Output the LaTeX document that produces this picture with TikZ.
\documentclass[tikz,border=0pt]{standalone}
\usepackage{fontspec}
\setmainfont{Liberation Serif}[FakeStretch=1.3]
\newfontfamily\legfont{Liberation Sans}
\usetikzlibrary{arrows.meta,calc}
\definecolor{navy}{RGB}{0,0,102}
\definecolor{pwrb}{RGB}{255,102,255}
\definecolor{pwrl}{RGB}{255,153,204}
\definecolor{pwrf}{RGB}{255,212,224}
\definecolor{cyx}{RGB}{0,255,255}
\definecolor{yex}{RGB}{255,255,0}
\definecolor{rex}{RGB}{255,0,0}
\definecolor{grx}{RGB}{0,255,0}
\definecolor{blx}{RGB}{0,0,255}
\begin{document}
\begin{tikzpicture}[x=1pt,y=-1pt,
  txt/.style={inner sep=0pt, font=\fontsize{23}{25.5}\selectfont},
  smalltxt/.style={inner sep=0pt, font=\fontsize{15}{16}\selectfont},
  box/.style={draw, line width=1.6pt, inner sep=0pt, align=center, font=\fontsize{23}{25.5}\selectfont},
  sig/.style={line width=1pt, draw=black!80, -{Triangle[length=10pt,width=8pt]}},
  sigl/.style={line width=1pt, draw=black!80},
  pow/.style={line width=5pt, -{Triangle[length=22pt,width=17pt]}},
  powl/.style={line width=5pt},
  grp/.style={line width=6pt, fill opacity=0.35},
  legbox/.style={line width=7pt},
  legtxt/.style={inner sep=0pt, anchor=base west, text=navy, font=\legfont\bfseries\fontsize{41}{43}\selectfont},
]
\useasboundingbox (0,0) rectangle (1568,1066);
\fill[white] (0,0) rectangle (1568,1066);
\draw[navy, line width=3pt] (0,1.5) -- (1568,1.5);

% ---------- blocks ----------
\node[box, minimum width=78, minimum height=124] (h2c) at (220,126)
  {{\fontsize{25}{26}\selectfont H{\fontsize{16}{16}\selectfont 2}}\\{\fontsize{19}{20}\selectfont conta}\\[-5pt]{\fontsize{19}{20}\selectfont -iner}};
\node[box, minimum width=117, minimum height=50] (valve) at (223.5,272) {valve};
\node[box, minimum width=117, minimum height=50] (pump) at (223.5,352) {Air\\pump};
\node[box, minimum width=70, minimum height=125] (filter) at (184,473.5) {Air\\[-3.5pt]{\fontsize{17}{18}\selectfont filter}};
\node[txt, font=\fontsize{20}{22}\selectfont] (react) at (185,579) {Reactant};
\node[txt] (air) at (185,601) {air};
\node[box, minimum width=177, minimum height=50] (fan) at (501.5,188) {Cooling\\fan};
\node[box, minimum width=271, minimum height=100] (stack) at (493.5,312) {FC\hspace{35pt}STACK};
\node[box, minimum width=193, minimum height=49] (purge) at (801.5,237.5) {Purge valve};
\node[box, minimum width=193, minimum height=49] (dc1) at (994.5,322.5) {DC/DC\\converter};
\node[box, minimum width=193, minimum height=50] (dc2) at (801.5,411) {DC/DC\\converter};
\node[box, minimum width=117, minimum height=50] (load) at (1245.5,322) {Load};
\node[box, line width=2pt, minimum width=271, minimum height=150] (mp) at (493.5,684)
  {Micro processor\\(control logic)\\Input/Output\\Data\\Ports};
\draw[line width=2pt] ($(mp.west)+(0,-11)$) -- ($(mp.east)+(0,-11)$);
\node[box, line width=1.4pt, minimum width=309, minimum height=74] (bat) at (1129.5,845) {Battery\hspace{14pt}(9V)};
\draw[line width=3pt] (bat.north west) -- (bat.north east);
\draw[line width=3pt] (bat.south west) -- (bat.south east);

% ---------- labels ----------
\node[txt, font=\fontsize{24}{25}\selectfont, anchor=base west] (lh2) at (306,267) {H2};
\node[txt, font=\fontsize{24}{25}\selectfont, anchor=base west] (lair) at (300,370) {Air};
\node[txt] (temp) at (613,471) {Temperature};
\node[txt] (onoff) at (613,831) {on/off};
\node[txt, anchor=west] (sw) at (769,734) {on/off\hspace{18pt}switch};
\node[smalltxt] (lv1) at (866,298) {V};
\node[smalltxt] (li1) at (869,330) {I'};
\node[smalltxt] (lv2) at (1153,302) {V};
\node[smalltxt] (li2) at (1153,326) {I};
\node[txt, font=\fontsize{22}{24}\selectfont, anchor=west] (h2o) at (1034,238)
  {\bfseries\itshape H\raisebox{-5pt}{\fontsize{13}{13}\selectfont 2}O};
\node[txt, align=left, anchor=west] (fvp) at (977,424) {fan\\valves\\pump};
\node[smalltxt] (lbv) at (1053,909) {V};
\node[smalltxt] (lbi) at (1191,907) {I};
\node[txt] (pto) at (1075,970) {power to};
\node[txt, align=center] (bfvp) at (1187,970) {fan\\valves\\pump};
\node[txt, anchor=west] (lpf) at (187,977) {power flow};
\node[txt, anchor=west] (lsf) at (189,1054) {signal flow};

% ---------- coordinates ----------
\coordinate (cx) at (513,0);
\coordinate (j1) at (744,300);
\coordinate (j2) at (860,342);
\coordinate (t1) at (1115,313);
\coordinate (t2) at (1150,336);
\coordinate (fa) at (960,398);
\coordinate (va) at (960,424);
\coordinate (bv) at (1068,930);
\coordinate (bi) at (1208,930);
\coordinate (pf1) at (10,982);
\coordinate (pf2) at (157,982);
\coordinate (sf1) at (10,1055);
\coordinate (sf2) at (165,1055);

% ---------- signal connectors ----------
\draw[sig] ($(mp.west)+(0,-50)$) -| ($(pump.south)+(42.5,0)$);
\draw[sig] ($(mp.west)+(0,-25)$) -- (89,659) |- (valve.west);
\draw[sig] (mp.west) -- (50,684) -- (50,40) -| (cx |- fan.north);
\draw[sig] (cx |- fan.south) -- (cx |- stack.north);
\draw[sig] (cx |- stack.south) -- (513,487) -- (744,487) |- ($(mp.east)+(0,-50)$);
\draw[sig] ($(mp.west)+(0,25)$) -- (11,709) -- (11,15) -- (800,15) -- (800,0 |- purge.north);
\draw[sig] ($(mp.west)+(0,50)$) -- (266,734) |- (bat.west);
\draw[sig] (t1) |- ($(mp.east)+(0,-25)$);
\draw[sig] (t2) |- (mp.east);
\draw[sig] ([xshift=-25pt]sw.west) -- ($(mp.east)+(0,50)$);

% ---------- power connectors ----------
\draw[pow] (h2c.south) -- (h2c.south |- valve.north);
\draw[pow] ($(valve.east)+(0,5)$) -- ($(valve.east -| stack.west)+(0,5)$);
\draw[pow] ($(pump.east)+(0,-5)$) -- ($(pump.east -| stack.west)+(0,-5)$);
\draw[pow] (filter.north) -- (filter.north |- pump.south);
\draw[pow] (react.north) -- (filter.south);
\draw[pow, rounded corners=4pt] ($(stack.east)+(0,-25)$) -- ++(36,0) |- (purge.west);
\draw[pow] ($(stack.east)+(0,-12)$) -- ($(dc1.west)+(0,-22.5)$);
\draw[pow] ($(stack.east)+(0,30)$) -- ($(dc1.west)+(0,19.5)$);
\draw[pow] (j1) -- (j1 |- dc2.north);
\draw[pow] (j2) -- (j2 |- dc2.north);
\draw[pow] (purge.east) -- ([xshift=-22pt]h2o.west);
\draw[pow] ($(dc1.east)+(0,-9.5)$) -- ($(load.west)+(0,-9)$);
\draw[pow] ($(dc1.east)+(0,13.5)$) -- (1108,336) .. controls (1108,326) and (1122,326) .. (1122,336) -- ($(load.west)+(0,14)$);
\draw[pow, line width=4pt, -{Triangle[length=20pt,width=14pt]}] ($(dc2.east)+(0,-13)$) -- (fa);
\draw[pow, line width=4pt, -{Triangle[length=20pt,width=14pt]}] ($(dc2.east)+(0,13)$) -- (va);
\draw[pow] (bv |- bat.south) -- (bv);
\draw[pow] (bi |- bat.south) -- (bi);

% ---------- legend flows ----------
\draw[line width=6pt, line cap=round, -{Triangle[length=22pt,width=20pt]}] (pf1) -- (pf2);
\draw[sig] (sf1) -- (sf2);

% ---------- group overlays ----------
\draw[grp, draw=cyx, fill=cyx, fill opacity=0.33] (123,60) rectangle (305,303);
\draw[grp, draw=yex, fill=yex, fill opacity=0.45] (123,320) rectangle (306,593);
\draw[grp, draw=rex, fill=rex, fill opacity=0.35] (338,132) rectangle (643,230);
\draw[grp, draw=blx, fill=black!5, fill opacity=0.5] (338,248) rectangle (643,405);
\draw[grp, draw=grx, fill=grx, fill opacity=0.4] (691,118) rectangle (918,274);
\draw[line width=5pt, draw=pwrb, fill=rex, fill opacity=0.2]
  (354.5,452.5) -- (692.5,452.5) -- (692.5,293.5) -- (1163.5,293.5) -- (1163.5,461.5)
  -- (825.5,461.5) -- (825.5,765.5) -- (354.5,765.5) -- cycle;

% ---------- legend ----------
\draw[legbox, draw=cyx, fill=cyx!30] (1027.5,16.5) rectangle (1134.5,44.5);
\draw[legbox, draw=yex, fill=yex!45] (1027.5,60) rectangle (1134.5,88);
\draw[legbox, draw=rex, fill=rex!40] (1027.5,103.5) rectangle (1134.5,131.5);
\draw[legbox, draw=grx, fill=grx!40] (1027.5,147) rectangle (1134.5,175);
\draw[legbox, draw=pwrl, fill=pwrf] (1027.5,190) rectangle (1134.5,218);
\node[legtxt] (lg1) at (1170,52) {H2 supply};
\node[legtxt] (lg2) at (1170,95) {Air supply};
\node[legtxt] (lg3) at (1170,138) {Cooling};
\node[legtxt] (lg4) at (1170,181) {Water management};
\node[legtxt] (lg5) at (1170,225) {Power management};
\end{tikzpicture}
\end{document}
-*-*-
● Given request: Copy each line above that contains the string "Output".

● Full answer:
Output the LaTeX document that produces this picture with TikZ.
  {Micro processor\\(control logic)\\Input/Output\\Data\\Ports};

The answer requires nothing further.